> To do: Go through the listing and set it down exactly, leaving out its pictures.

----------------

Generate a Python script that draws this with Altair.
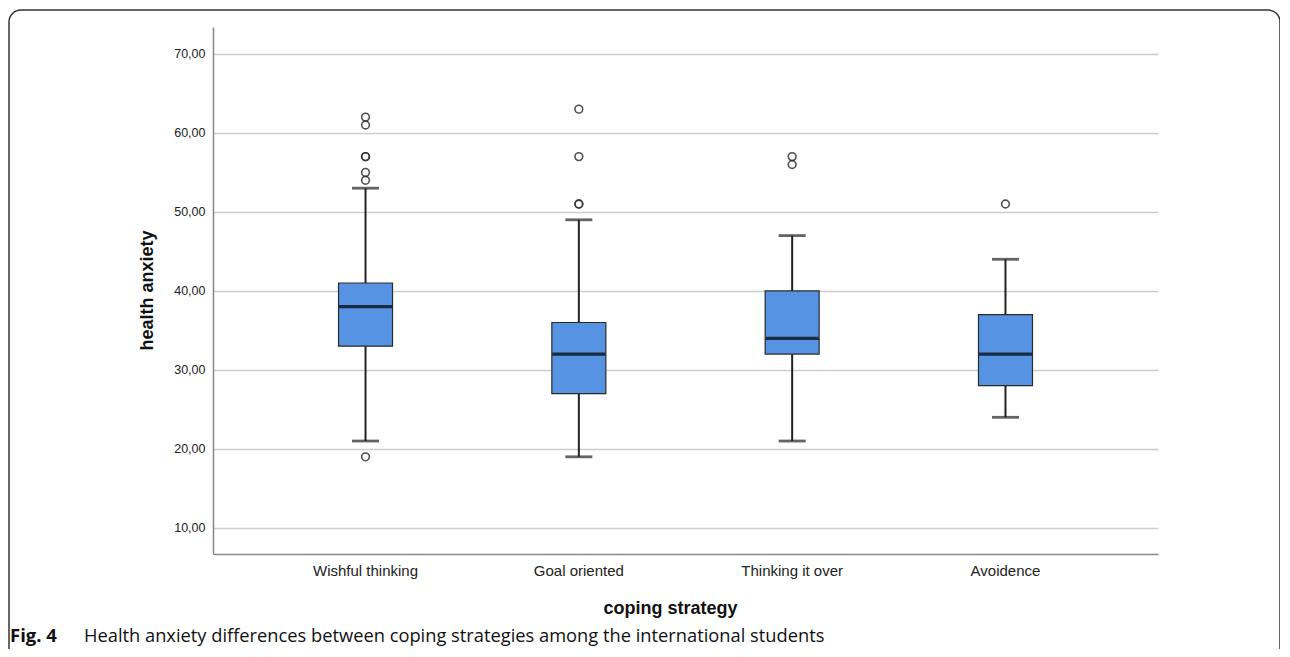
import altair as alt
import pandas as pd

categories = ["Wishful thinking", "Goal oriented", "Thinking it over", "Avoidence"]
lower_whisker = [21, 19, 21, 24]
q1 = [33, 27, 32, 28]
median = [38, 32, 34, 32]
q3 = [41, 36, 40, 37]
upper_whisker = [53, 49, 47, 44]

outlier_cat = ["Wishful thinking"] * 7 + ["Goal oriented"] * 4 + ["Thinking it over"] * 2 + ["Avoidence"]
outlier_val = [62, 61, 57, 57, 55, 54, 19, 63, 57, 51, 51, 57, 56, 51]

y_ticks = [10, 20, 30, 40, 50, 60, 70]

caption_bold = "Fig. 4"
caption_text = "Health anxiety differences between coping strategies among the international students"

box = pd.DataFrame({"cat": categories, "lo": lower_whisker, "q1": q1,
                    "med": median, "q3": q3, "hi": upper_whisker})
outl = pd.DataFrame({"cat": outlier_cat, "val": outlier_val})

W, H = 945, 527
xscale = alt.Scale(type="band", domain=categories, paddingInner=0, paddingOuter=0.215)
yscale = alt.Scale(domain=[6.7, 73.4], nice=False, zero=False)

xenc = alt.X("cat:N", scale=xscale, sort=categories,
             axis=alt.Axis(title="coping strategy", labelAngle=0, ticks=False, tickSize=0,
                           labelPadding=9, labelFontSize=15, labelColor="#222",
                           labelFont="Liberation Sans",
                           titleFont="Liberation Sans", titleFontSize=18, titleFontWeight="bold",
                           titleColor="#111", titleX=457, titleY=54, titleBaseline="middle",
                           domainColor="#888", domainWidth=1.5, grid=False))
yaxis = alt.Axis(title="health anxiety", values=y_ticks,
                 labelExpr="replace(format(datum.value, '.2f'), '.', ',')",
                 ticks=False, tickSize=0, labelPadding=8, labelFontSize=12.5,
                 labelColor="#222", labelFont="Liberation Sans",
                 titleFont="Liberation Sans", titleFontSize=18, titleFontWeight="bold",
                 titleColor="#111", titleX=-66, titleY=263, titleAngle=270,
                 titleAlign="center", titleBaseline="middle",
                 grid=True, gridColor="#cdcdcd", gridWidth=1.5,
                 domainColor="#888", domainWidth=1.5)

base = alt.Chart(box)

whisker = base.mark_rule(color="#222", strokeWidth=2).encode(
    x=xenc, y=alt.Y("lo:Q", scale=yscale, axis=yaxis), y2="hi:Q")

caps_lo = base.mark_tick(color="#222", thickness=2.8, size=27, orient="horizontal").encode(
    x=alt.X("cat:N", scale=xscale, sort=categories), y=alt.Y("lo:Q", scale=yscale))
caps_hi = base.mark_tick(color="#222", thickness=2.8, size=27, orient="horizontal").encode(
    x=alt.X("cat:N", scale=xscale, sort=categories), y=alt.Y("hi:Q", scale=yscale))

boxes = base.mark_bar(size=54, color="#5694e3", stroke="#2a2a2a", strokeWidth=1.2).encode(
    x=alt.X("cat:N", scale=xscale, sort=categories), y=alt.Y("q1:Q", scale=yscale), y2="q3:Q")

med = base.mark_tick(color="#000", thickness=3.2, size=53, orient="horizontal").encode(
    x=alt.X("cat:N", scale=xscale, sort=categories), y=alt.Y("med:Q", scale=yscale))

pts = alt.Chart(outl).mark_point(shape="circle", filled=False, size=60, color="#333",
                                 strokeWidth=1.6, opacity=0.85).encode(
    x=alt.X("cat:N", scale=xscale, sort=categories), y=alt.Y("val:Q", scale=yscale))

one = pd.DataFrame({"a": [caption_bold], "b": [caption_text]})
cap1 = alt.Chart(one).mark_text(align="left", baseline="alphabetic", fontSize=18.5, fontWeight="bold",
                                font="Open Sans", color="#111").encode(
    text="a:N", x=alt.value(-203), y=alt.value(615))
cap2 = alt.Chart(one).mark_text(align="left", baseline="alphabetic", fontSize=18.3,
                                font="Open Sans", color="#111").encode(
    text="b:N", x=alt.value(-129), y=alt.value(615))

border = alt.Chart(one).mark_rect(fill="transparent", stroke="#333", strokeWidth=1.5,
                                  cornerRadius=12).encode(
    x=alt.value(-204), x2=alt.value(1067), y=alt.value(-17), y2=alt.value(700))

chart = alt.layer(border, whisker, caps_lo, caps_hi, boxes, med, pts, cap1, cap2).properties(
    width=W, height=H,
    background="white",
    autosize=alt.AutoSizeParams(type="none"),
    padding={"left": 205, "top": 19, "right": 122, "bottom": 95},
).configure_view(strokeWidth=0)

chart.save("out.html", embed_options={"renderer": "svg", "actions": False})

----------------

> Reply:
Generate a Python script that draws this with Altair.
import altair as alt
import pandas as pd

categories = ["Wishful thinking", "Goal oriented", "Thinking it over", "Avoidence"]
lower_whisker = [21, 19, 21, 24]
q1 = [33, 27, 32, 28]
median = [38, 32, 34, 32]
q3 = [41, 36, 40, 37]
upper_whisker = [53, 49, 47, 44]

outlier_cat = ["Wishful thinking"] * 7 + ["Goal oriented"] * 4 + ["Thinking it over"] * 2 + ["Avoidence"]
outlier_val = [62, 61, 57, 57, 55, 54, 19, 63, 57, 51, 51, 57, 56, 51]

y_ticks = [10, 20, 30, 40, 50, 60, 70]

caption_bold = "Fig. 4"
caption_text = "Health anxiety differences between coping strategies among the international students"

box = pd.DataFrame({"cat": categories, "lo": lower_whisker, "q1": q1,
                    "med": median, "q3": q3, "hi": upper_whisker})
outl = pd.DataFrame({"cat": outlier_cat, "val": outlier_val})

W, H = 945, 527
xscale = alt.Scale(type="band", domain=categories, paddingInner=0, paddingOuter=0.215)
yscale = alt.Scale(domain=[6.7, 73.4], nice=False, zero=False)

xenc = alt.X("cat:N", scale=xscale, sort=categories,
             axis=alt.Axis(title="coping strategy", labelAngle=0, ticks=False, tickSize=0,
                           labelPadding=9, labelFontSize=15, labelColor="#222",
                           labelFont="Liberation Sans",
                           titleFont="Liberation Sans", titleFontSize=18, titleFontWeight="bold",
                           titleColor="#111", titleX=457, titleY=54, titleBaseline="middle",
                           domainColor="#888", domainWidth=1.5, grid=False))
yaxis = alt.Axis(title="health anxiety", values=y_ticks,
                 labelExpr="replace(format(datum.value, '.2f'), '.', ',')",
                 ticks=False, tickSize=0, labelPadding=8, labelFontSize=12.5,
                 labelColor="#222", labelFont="Liberation Sans",
                 titleFont="Liberation Sans", titleFontSize=18, titleFontWeight="bold",
                 titleColor="#111", titleX=-66, titleY=263, titleAngle=270,
                 titleAlign="center", titleBaseline="middle",
                 grid=True, gridColor="#cdcdcd", gridWidth=1.5,
                 domainColor="#888", domainWidth=1.5)

base = alt.Chart(box)

whisker = base.mark_rule(color="#222", strokeWidth=2).encode(
    x=xenc, y=alt.Y("lo:Q", scale=yscale, axis=yaxis), y2="hi:Q")

caps_lo = base.mark_tick(color="#222", thickness=2.8, size=27, orient="horizontal").encode(
    x=alt.X("cat:N", scale=xscale, sort=categories), y=alt.Y("lo:Q", scale=yscale))
caps_hi = base.mark_tick(color="#222", thickness=2.8, size=27, orient="horizontal").encode(
    x=alt.X("cat:N", scale=xscale, sort=categories), y=alt.Y("hi:Q", scale=yscale))

boxes = base.mark_bar(size=54, color="#5694e3", stroke="#2a2a2a", strokeWidth=1.2).encode(
    x=alt.X("cat:N", scale=xscale, sort=categories), y=alt.Y("q1:Q", scale=yscale), y2="q3:Q")

med = base.mark_tick(color="#000", thickness=3.2, size=53, orient="horizontal").encode(
    x=alt.X("cat:N", scale=xscale, sort=categories), y=alt.Y("med:Q", scale=yscale))

pts = alt.Chart(outl).mark_point(shape="circle", filled=False, size=60, color="#333",
                                 strokeWidth=1.6, opacity=0.85).encode(
    x=alt.X("cat:N", scale=xscale, sort=categories), y=alt.Y("val:Q", scale=yscale))

one = pd.DataFrame({"a": [caption_bold], "b": [caption_text]})
cap1 = alt.Chart(one).mark_text(align="left", baseline="alphabetic", fontSize=18.5, fontWeight="bold",
                                font="Open Sans", color="#111").encode(
    text="a:N", x=alt.value(-203), y=alt.value(615))
cap2 = alt.Chart(one).mark_text(align="left", baseline="alphabetic", fontSize=18.3,
                                font="Open Sans", color="#111").encode(
    text="b:N", x=alt.value(-129), y=alt.value(615))

border = alt.Chart(one).mark_rect(fill="transparent", stroke="#333", strokeWidth=1.5,
                                  cornerRadius=12).encode(
    x=alt.value(-204), x2=alt.value(1067), y=alt.value(-17), y2=alt.value(700))

chart = alt.layer(border, whisker, caps_lo, caps_hi, boxes, med, pts, cap1, cap2).properties(
    width=W, height=H,
    background="white",
    autosize=alt.AutoSizeParams(type="none"),
    padding={"left": 205, "top": 19, "right": 122, "bottom": 95},
).configure_view(strokeWidth=0)

chart.save("out.html", embed_options={"renderer": "svg", "actions": False})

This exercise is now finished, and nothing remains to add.